When generating each token, an LLM assigns probabilities to all possible next tokens. After "Once upon a" → "time" (~70%), "morning" (~5%), "fish" (~0.1%). Temperature reshapes that distribution.
0 = always pick the most likely token (deterministic). Same prompt → same output. 0.7 = mix probabilities moderately (balanced). 1.5+ = boldly sample even low-probability tokens (creative, unpredictable).
Mathematically it's a divisor applied to softmax: probabilities get
rescaled by prob^(1/T). Often used with top-p (nucleus) and top-k
sampling.
Think of a DJ's mixer. 0 = single track, same song forever. 0.7 = multiple tracks, smooth mix. 1.5 = random samples from 30 channels, experimental but sometimes chaotic. Same library, different output.
You're building a classification API: tag the user message as "spam | normal | urgent". Use T = 0 — the same input must always produce the same label, otherwise you can't write tests.
Creative writing: suggest blog intros. Use T = 0.8 — each call yields a fresh opening with different tone.
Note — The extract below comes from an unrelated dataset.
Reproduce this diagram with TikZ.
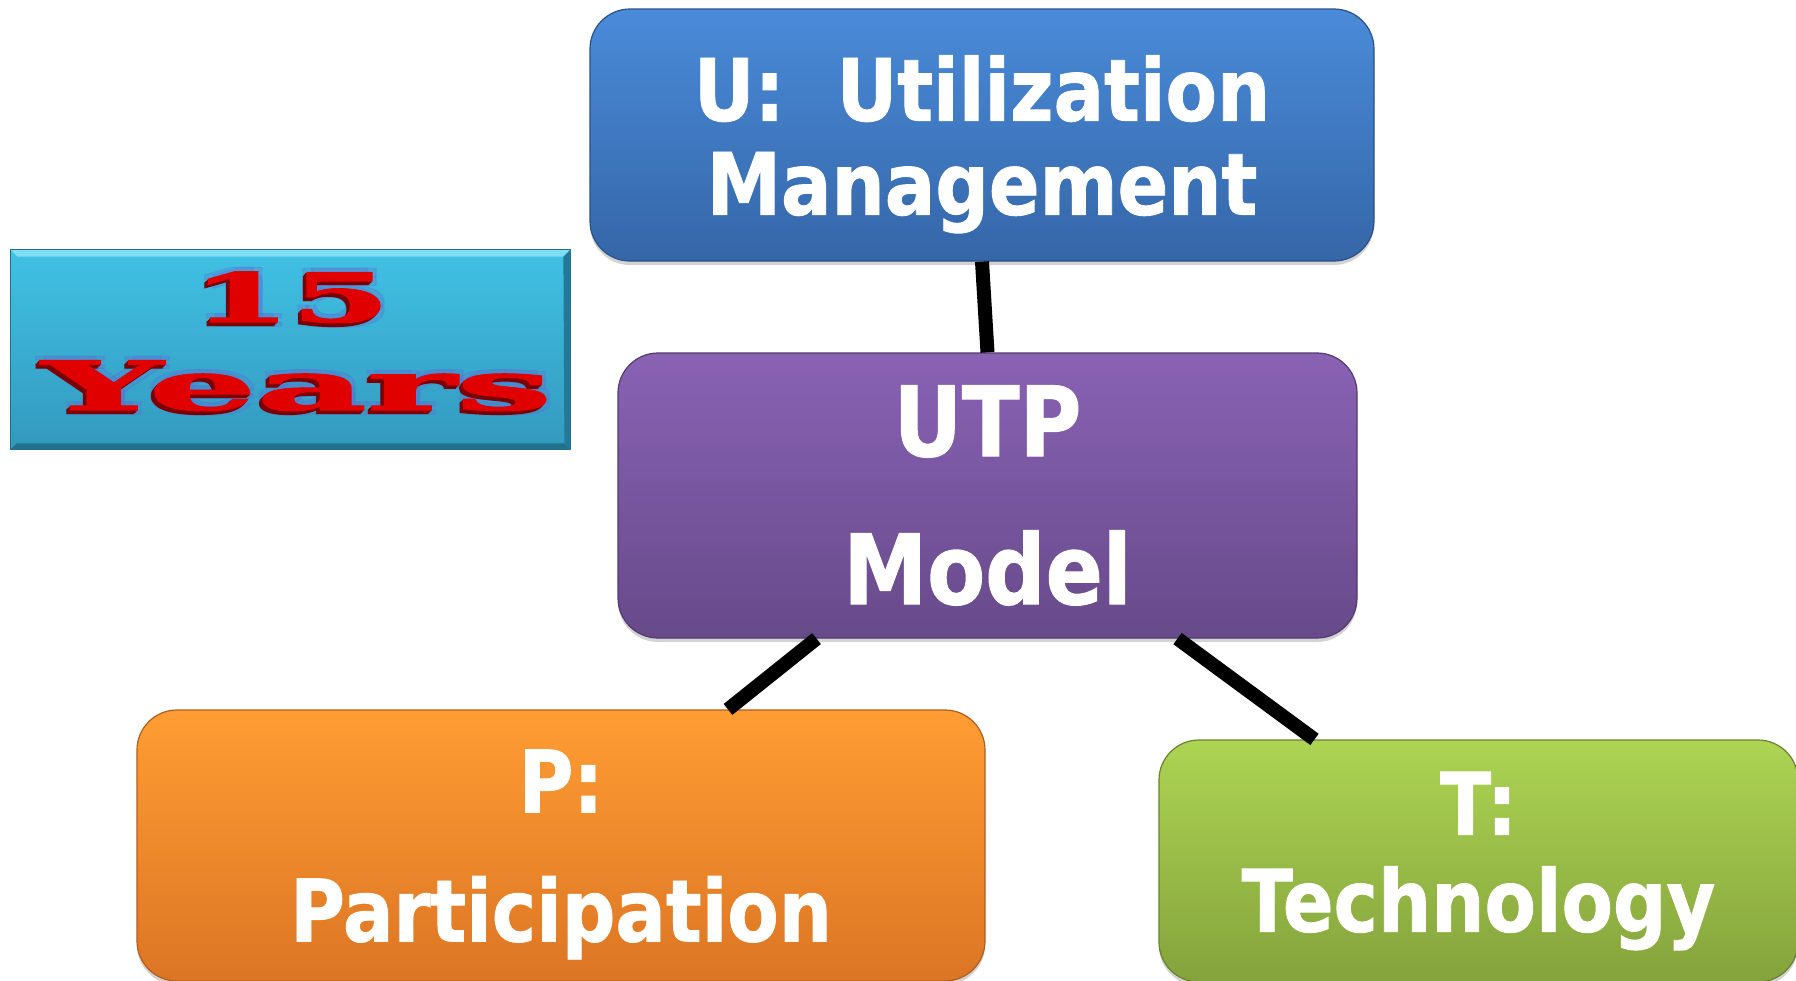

With T = 0 you'd get the same cliché every time.
- Deterministic output required: classification, extraction, structured output → T ≈ 0
- Factual Q&A → T ≈ 0.2
- General chat, help, explanation → T ≈ 0.7
- Creative writing, brainstorm, variety → T ≈ 0.9–1.2
- Setting T = 0 and complaining 'why is it always the same answer' (that's the point)
- Setting T = 2 and complaining 'the answer is gibberish' (too high = nonsense token stream)
- Treating it as a 'creativity' knob — creative ideas come from prompts and examples, T is just a fine-tuning
Temperature ≠ creativity
Higher T gives more varied output, not more creative output. For creative results, use a strong prompt with examples first; tweak T only after.
Forgetting seed for reproducibility
T = 0 alone isn't enough on some models — you also need a seed parameter (OpenAI supports it, Anthropic doesn't).
Hallucinations spike at high T
T > 1.0 pushes the model toward low-probability (often wrong) tokens. Hallucination rate climbs dramatically.